**Given instruction**
Exactly retype the lines from the top of the data through the line containing "Serif, Times New", leaving out every picture.

[start Exercise data]

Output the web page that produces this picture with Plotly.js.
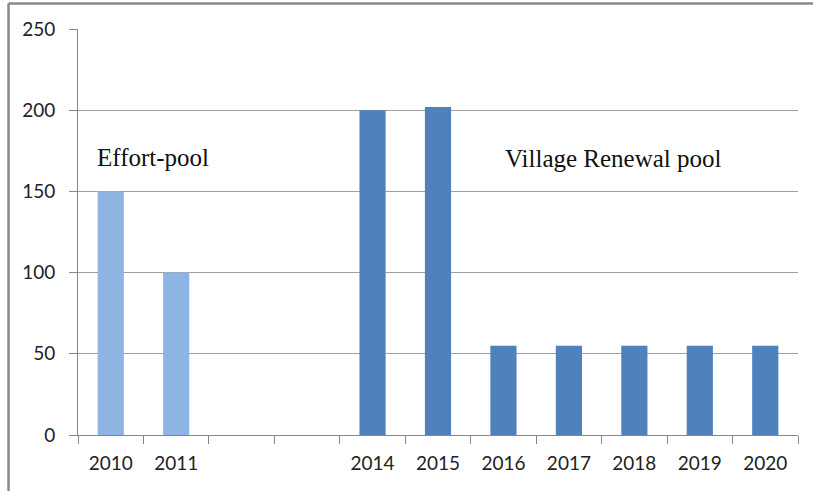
<!DOCTYPE html>
<html>
<head>
<meta charset="utf-8">
<script src="https://cdn.plot.ly/plotly-3.0.1.min.js"></script>
<style>
html,body{margin:0;padding:0;background:#fff;}
#chart{width:813px;height:491px;}
</style>
</head>
<body>
<div id="chart"></div>
<script>
// Category slots (2012 and 2013 are empty slots with blank labels)
const years = ["2010","2011","2012","2013","2014","2015","2016","2017","2018","2019","2020"];
const tickLabels = ["2010","2011","","","2014","2015","2016","2017","2018","2019","2020"];
// Effort-pool values
const effortYears = ["2010","2011"];
const effortValues = [150, 100];
// Village Renewal pool values
const villageYears = ["2014","2015","2016","2017","2018","2019","2020"];
const villageValues = [200, 202, 55, 55, 55, 55, 55];

const traces = [
  {type:"bar", x: effortYears, y: effortValues, name:"Effort-pool",
   marker:{color:"#8EB4E3"}, hoverinfo:"x+y"},
  {type:"bar", x: villageYears, y: villageValues, name:"Village Renewal pool",
   marker:{color:"#4F81BD"}, hoverinfo:"x+y"}
];

const fontTick = {family:"Lato, Liberation Sans, Arial, sans-serif", size:19, color:"#222"};
const fontAnn = {family:"Liberation Serif, Times New Roman, serif", size:25, color:"#111"};

const layout = {
  width:813, height:491,
  margin:{l:78, r:15, t:29, b:56},
  paper_bgcolor:"#fff", plot_bgcolor:"#fff",
  showlegend:false,
  barmode:"overlay",
  bargap:0.6,
  xaxis:{
    type:"category", categoryorder:"array", categoryarray: years,
    tickvals: years, ticktext: tickLabels,
    tickson:"boundaries", ticks:"outside", ticklen:8, tickcolor:"#868686", tickwidth:1,
    showline:true, linecolor:"#868686", linewidth:1,
    showgrid:false, zeroline:false,
    tickfont: fontTick, ticklabelstandoff:11, fixedrange:true
  },
  yaxis:{
    range:[0,250], tickvals:[0,50,100,150,200,250],
    ticks:"outside", ticklen:8, tickcolor:"#868686",
    showline:true, linecolor:"#868686", linewidth:1,
    showgrid:true, gridcolor:"#a0a0a0", gridwidth:1,
    zeroline:false, tickfont: fontTick, ticklabelstandoff:10, fixedrange:true
  },
  annotations:[
    {xref:"paper", yref:"y", x:0.024, y:171, xanchor:"left", yanchor:"middle",
     text:"Effort-pool", showarrow:false, font: fontAnn},
    {xref:"paper", yref:"y", x:0.59, y:170, xanchor:"left", yanchor:"middle",
     text:"Village Renewal pool", showarrow:false, font: fontAnn}
  ],
  shapes:[
    {type:"line", xref:"paper", yref:"paper", x0:-0.0965, x1:-0.0965, y0:-0.2, y1:1.0628,
     line:{color:"#888", width:2.5}},
    {type:"line", xref:"paper", yref:"paper", x0:-0.0965, x1:1.05, y0:1.0628, y1:1.0628,
     line:{color:"#888", width:2.5}}
  ]
};

Plotly.newPlot("chart", traces, layout, {displayModeBar:false, staticPlot:true});
</script>
</body>
</html>
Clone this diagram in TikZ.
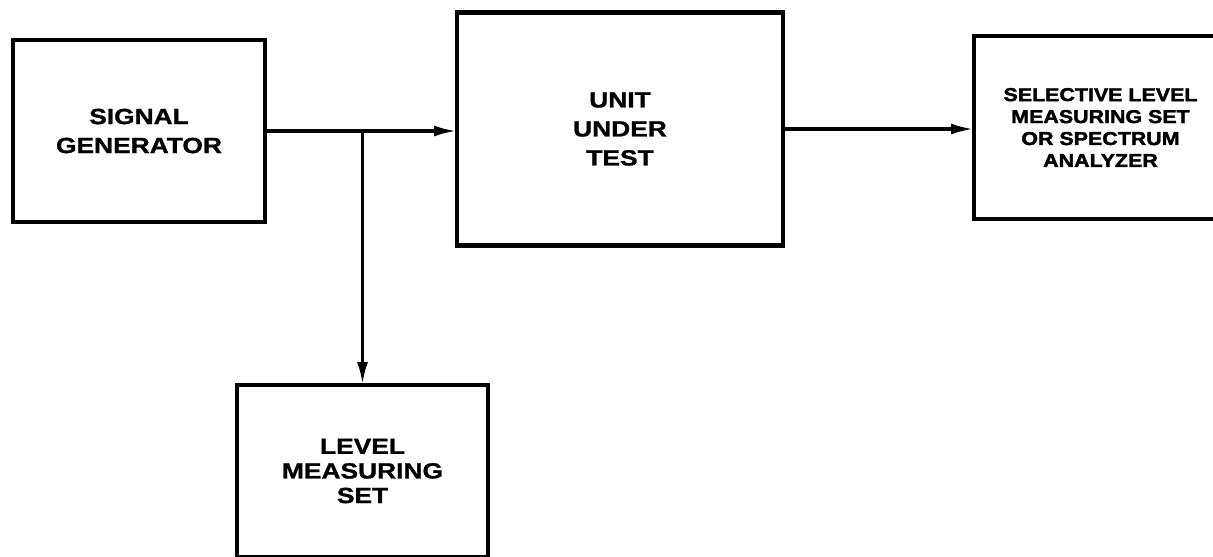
\documentclass[tikz,border=0pt]{standalone}
\usepackage{fontspec}
\newfontfamily\blockfont{Liberation Sans}[FakeStretch=1.2,FakeBold=1.2]
\newfontfamily\heavyfont{Liberation Sans}[FakeStretch=1.15,FakeBold=2]
\usetikzlibrary{arrows.meta}
\tikzset{
  block/.style={draw, line width=2.8pt, align=center, inner sep=0pt, outer sep=0pt,
    font=\blockfont\bfseries\fontsize{12.5}{16.5}\selectfont},
  signal/.style={line width=2pt, -{Latex[length=0.46cm, width=0.22cm]}}
}
\begin{document}
\begin{tikzpicture}[x=0.02cm, y=-0.02cm]
        \useasboundingbox (0,0) rectangle (1213,556);
        \clip (0,0) rectangle (1213,556);
        \node [block, minimum width=5.04cm, minimum height=3.64cm] (gen) at (139,131) {SIGNAL\\GENERATOR};
        \node [block, minimum width=6.52cm, minimum height=4.66cm] (uut) at (620,129) {UNIT\\UNDER\\TEST};
        \node [block, minimum width=5.06cm, minimum height=3.66cm,
          font=\heavyfont\bfseries\fontsize{10.6}{12.5}\selectfont] (sel) at (1100.5,127.5)
          {SELECTIVE LEVEL\\MEASURING SET\\OR SPECTRUM\\ANALYZER};
        \node [block, minimum width=5.02cm, minimum height=3.44cm,
          font=\blockfont\bfseries\fontsize{12.5}{14}\selectfont] (lms) at (362.5,471)
          {LEVEL\\MEASURING\\SET};
        \coordinate (split) at (lms.north |- gen.east);
        \draw [signal] (gen.east) -- (gen.east -| uut.west);
        \draw [signal] (split) -- (lms.north);
        \draw [signal] (uut.east) -- (uut.east -| sel.west);
    \end{tikzpicture}
\end{document}
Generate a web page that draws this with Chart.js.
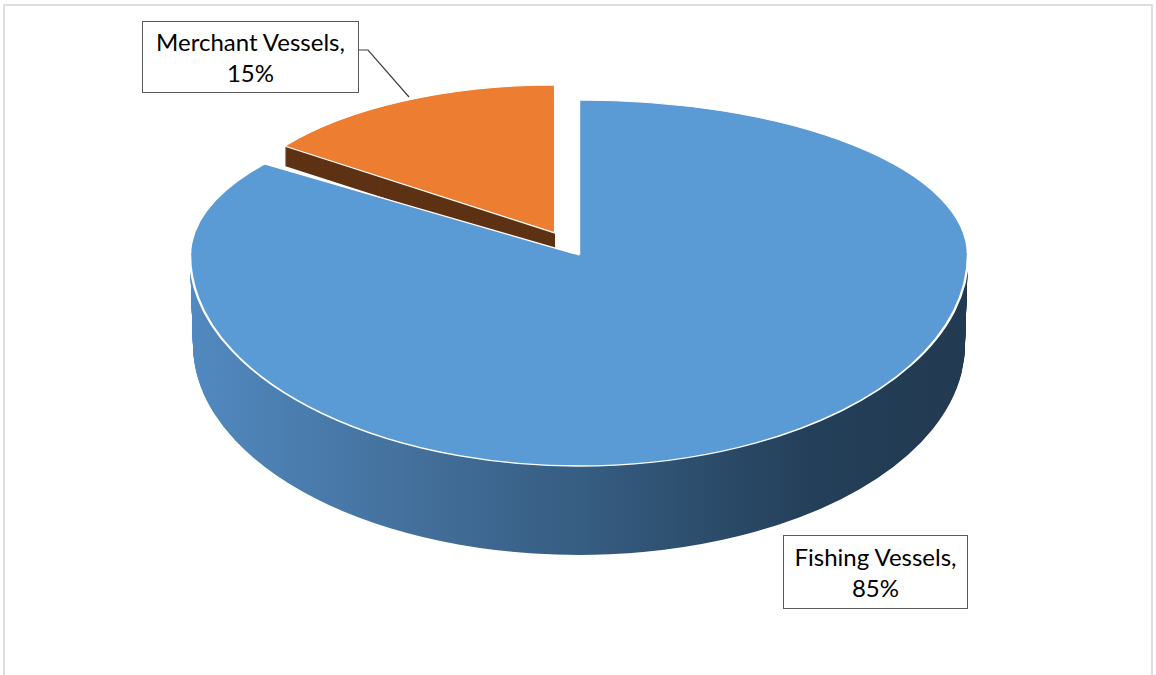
<!DOCTYPE html>
<html>
<head>
<meta charset="utf-8">
<script src="https://cdn.jsdelivr.net/npm/chart.js@4/dist/chart.umd.min.js"></script>
<style>
  html, body { margin: 0; padding: 0; background: #fff; }
  #wrap { position: relative; width: 1156px; height: 675px; overflow: hidden; }
  #c { position: absolute; left: 0; top: 0; }
  #frame { position: absolute; left: 3px; top: 4px; width: 1150px; height: 700px;
           border: 2px solid #dedede; box-sizing: border-box; pointer-events: none; }
  svg { position: absolute; left: 0; top: 0; }
  .lbl { position: absolute; box-sizing: border-box; border: 1.5px solid #5a5a5a; background: #fff;
         font-family: Lato, "Liberation Sans", sans-serif; font-size: 24px; line-height: 31px;
         color: #000; text-align: center; display: flex; flex-direction: column; justify-content: center; }
</style>
</head>
<body>
<div id="wrap">
  <canvas id="c" width="1156" height="675"></canvas>
  <div id="frame"></div>
  <svg width="1156" height="675"><polyline points="358,50 368,50 409,97" fill="none" stroke="#404040" stroke-width="1.2"/></svg>
  <div class="lbl" id="lbl1" style="left:142px;top:21px;width:217px;height:72px;"></div>
  <div class="lbl" id="lbl0" style="left:783px;top:535px;width:185px;height:74px;"></div>
</div>
<script>
// data
const categories = ['Fishing Vessels', 'Merchant Vessels'];
const shares = [85, 15];

// styling
const faceColors = ['#5b9bd5', '#ed7d31'];
const brownSide = '#5e3214';

// geometry of the tilted pie (screen pixels)
const TOP = { cx: 579, cy: 255, rx: 389, ryBack: 155, ryFront: 211 };
const BOT = { cy: 345, rx: 386, ryFront: 210 };
const FISH_DEPTH = 90;
const MERCH = { cx: 555, cy: 233, rx: 334, ry: 148, depth: 20 };

document.getElementById('lbl0').innerHTML = categories[0] + ',<br>' + shares[0] + '%';
document.getElementById('lbl1').innerHTML = categories[1] + ',<br>' + shares[1] + '%';

function paintArc(ctx, arc, over) {
    const saved = arc.options;
    arc.options = Object.assign({}, saved, over);
    arc.draw(ctx);
    arc.options = saved;
}

// draw one arc element squashed into a half-ellipse pair around (cx, cy)
function drawFlat(chart, arc, cx, cy, rx, ryBack, ryFront, overFn) {
    const ctx = chart.ctx;
    const r = arc.outerRadius;
    const halves = [[0, cy + 0.5, ryBack], [cy - 0.5, chart.height, ryFront]];
    halves.forEach(([y0, y1, ry]) => {
        ctx.save();
        ctx.beginPath();
        ctx.rect(0, y0, chart.width, y1 - y0);
        ctx.clip();
        ctx.translate(cx, cy);
        ctx.scale(rx / r, ry / r);
        ctx.translate(-arc.x, -arc.y);
        paintArc(ctx, arc, overFn ? overFn(ctx, arc, cx, rx) : {});
        ctx.restore();
    });
}

function sideGradient(ctx, arc, cx, rx) {
    const r = arc.outerRadius;
    const ux = X => arc.x + (X - cx) * r / rx;
    const g = ctx.createLinearGradient(ux(192), 0, ux(968), 0);
    g.addColorStop(0, '#5189c0');
    g.addColorStop(0.27, '#44719d');
    g.addColorStop(0.5, '#365d82');
    g.addColorStop(0.8, '#243f59');
    g.addColorStop(1, '#223a51');
    return { backgroundColor: g, borderWidth: 0 };
}

const pie3d = {
    id: 'pie3d',
    beforeDatasetsDraw(chart) {
        const arcs = chart.getDatasetMeta(0).data;
        const fishing = arcs[0], merchant = arcs[1];

        for (let d = MERCH.depth; d >= 1; d--) {
            drawFlat(chart, merchant, MERCH.cx, MERCH.cy + d, MERCH.rx, MERCH.ry, MERCH.ry,
                () => ({ backgroundColor: brownSide, borderWidth: 0 }));
        }
        drawFlat(chart, merchant, MERCH.cx, MERCH.cy, MERCH.rx, MERCH.ry, MERCH.ry, null);

        for (let d = FISH_DEPTH; d >= 1; d--) {
            const t = d / FISH_DEPTH;
            const cy = TOP.cy + (BOT.cy - TOP.cy) * t;
            const rx = TOP.rx + (BOT.rx - TOP.rx) * t;
            const ryF = TOP.ryFront + (BOT.ryFront - TOP.ryFront) * t;
            drawFlat(chart, fishing, TOP.cx, cy, rx, TOP.ryBack, ryF, sideGradient);
        }
        drawFlat(chart, fishing, TOP.cx, TOP.cy, TOP.rx, TOP.ryBack, TOP.ryFront, null);
        return false;
    }
};

new Chart(document.getElementById('c'), {
    type: 'pie',
    data: {
        labels: categories,
        datasets: [{
            data: shares,
            backgroundColor: faceColors,
            borderColor: '#ffffff',
            borderWidth: 2,
            offset: 0
        }]
    },
    options: {
        responsive: false,
        animation: false,
        layout: { padding: 20 },
        plugins: { legend: { display: false }, tooltip: { enabled: false } }
    },
    plugins: [pie3d]
});
</script>
</body>
</html>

[end Exercise data]

**The response**
Output the web page that produces this picture with Plotly.js.
<!DOCTYPE html>
<html>
<head>
<meta charset="utf-8">
<script src="https://cdn.plot.ly/plotly-3.0.1.min.js"></script>
<style>
html,body{margin:0;padding:0;background:#fff;}
#chart{width:813px;height:491px;}
</style>
</head>
<body>
<div id="chart"></div>
<script>
// Category slots (2012 and 2013 are empty slots with blank labels)
const years = ["2010","2011","2012","2013","2014","2015","2016","2017","2018","2019","2020"];
const tickLabels = ["2010","2011","","","2014","2015","2016","2017","2018","2019","2020"];
// Effort-pool values
const effortYears = ["2010","2011"];
const effortValues = [150, 100];
// Village Renewal pool values
const villageYears = ["2014","2015","2016","2017","2018","2019","2020"];
const villageValues = [200, 202, 55, 55, 55, 55, 55];

const traces = [
  {type:"bar", x: effortYears, y: effortValues, name:"Effort-pool",
   marker:{color:"#8EB4E3"}, hoverinfo:"x+y"},
  {type:"bar", x: villageYears, y: villageValues, name:"Village Renewal pool",
   marker:{color:"#4F81BD"}, hoverinfo:"x+y"}
];

const fontTick = {family:"Lato, Liberation Sans, Arial, sans-serif", size:19, color:"#222"};
const fontAnn = {family:"Liberation Serif, Times New Roman, serif", size:25, color:"#111"};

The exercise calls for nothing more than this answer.